Creating a Holistic Investing Perspective
Investors typically do not look at ESGs singularly. They view these funds as an important piece of their overall mix of investments. That’s why we should think about improving the ESG investing experience by looking at the holistic investing experience first.
My preferred way to view holistic experiences is by taking the customer or user's point of view first. Then, you build context around it. I would start with these four steps.
- Understand the customer needs, goals, and “Jobs to be Done.” Build your strategy around solving these areas first.
- Develop a value proposition that’s supported by customer verbatims and sentiment. Test and revise to hone customer segmentation and the best ways to appeal to them.

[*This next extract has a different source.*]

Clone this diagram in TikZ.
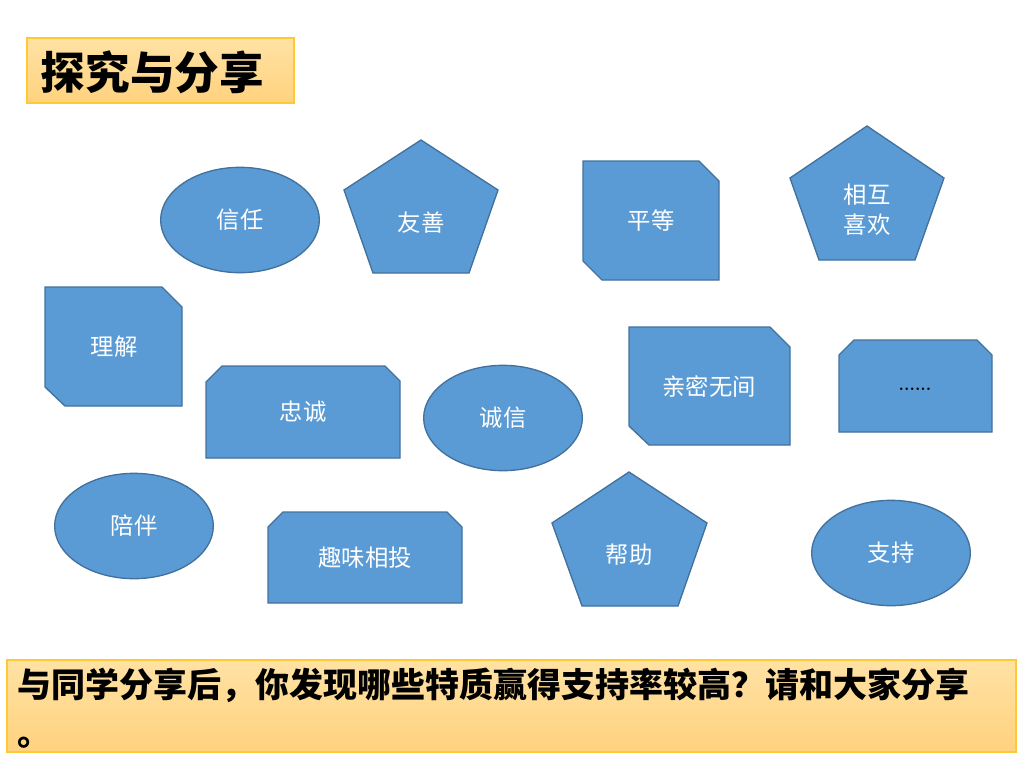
\documentclass[tikz,border=0pt]{standalone}
\usepackage{fontspec}
\newfontfamily\cjk{Noto Sans CJK SC}
\usetikzlibrary{shapes.geometric,positioning}
\definecolor{blockblue}{HTML}{5B9BD5}
\definecolor{blockedge}{HTML}{41719C}
\definecolor{notetop}{HTML}{FFE2A4}
\definecolor{notebot}{HTML}{FFD27E}
\definecolor{noteedge}{HTML}{FFC936}

\begin{document}
\begin{tikzpicture}[x=0.75pt, y=-0.75pt,
    block/.style={fill=blockblue, draw=blockedge, line width=1pt},
    oval/.style={ellipse, block, minimum width=119pt, minimum height=79pt, inner sep=0pt,
                 text=white, font=\cjk\fontsize{17.5}{20}\selectfont},
    lbl/.style={text=white, font=\cjk\fontsize{17.5}{22.5}\selectfont, align=center},
    note/.style={top color=notetop, bottom color=notebot, draw=noteedge, line width=0.8pt}]
    \useasboundingbox (0,0) rectangle (1024,768);

    % Titel oben links
    \draw[note] (27,38) rectangle (294,103);
    \node[anchor=west, font=\cjk\bfseries\fontsize{33.5}{36}\selectfont] (titel) at (36,72) {探究与分享};

    % Ellipsen
    \node[oval] (xinren) at (240,220) {信任};
    \node[oval] (chengxin) at (503,418) {诚信};
    \node[oval] (peiban) at (134,526) {陪伴};
    \node[oval] (zhichi) at (891,553) {支持};

    % Fuenfecke
    \draw[block] (421,140) -- (498,190) -- (469,273) -- (373,273) -- (344,190) -- cycle;
    \node[lbl] (youshan) at (421,223) {友善};
    \draw[block] (867,126) -- (944,178) -- (915,260) -- (819,260) -- (790,178) -- cycle;
    \node[lbl] (xihuan) at (867,210) {相互\\喜欢};
    \draw[block] (629,472) -- (707,523) -- (678,606) -- (582,606) -- (552,523) -- cycle;
    \node[lbl] (bangzhu) at (629,555) {帮助};

    % Rechtecke, diagonal abgeschnitten
    \draw[block] (583,161) -- (699,161) -- (719,181) -- (719,280) -- (602,280) -- (583,261) -- cycle;
    \node[lbl] (pingdeng) at (651,221) {平等};
    \draw[block] (45,287) -- (162,287) -- (182,307) -- (182,406) -- (65,406) -- (45,387) -- cycle;
    \node[lbl] (lijie) at (114,347) {理解};
    \draw[block] (629,327) -- (770,327) -- (790,347) -- (790,445) -- (649,445) -- (629,426) -- cycle;
    \node[lbl] (qinmi) at (709,387) {亲密无间};

    % Rechtecke, oben abgeschnitten
    \draw[block] (206,382) -- (222,366) -- (385,366) -- (400,381) -- (400,458) -- (206,458) -- cycle;
    \node[lbl] (zhongcheng) at (303,412) {忠诚};
    \draw[block] (268,527) -- (283,512) -- (447,512) -- (462,527) -- (462,603) -- (268,603) -- cycle;
    \node[lbl] (quwei) at (365,558) {趣味相投};
    \draw[block] (839,355) -- (854,340) -- (977,340) -- (992,355) -- (992,432) -- (839,432) -- cycle;
    \node[font=\bfseries\fontsize{13}{15}\selectfont] (mehr) at (915,389) {......};

    % Frage unten
    \draw[note] (7,660) rectangle (1016,752);
    \node[anchor=north west, align=left, inner sep=0pt,
          font=\cjk\bfseries\fontsize{25.5}{36}\selectfont] (frage) at (17,668)
        {与同学分享后，你发现哪些特质赢得支持率较高？请和大家分享\\。};
\end{tikzpicture}
\end{document}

- Create a sustainable measurement and customer engagement plan to evolve offerings based on actual usage.
- Optimize beyond marketing by extending customer insights to teams leading onboarding and service or support experiences.
Designing Good Services
Asset management companies have an opportunity to help investors make sense of the compounding and conflicting ESG data made available by the range of data service providers. Northern Trust Asset Management has done this with its ESG Vector Score. Through investment and M&A activity, many financial services firms have created their own ESG scoring models. They blend the myriad of quantitative data with qualitative reports and self-reported meeting notes.
As the amount and availability of data grows, these models and methodologies will evolve. Advisors can differentiate by being transparent and having good customer-facing explanations for how they assess companies. Investors must sharpen their analytical and data literacy and build trusting relationships with their advisors. Additionally, advisors should take advantage of the educational gap in the investor community. They can provide simple and clear content that speaks to a range of ESG considerations, including how ratings are generated and how portfolios are constructed.
Good services start with understanding of the holistic customer experience, set clear expectations, and respond to change quickly. But most of all, they enable customers to achieve their desired outcome. Compelling and useful ESG services for investors start with this mindset.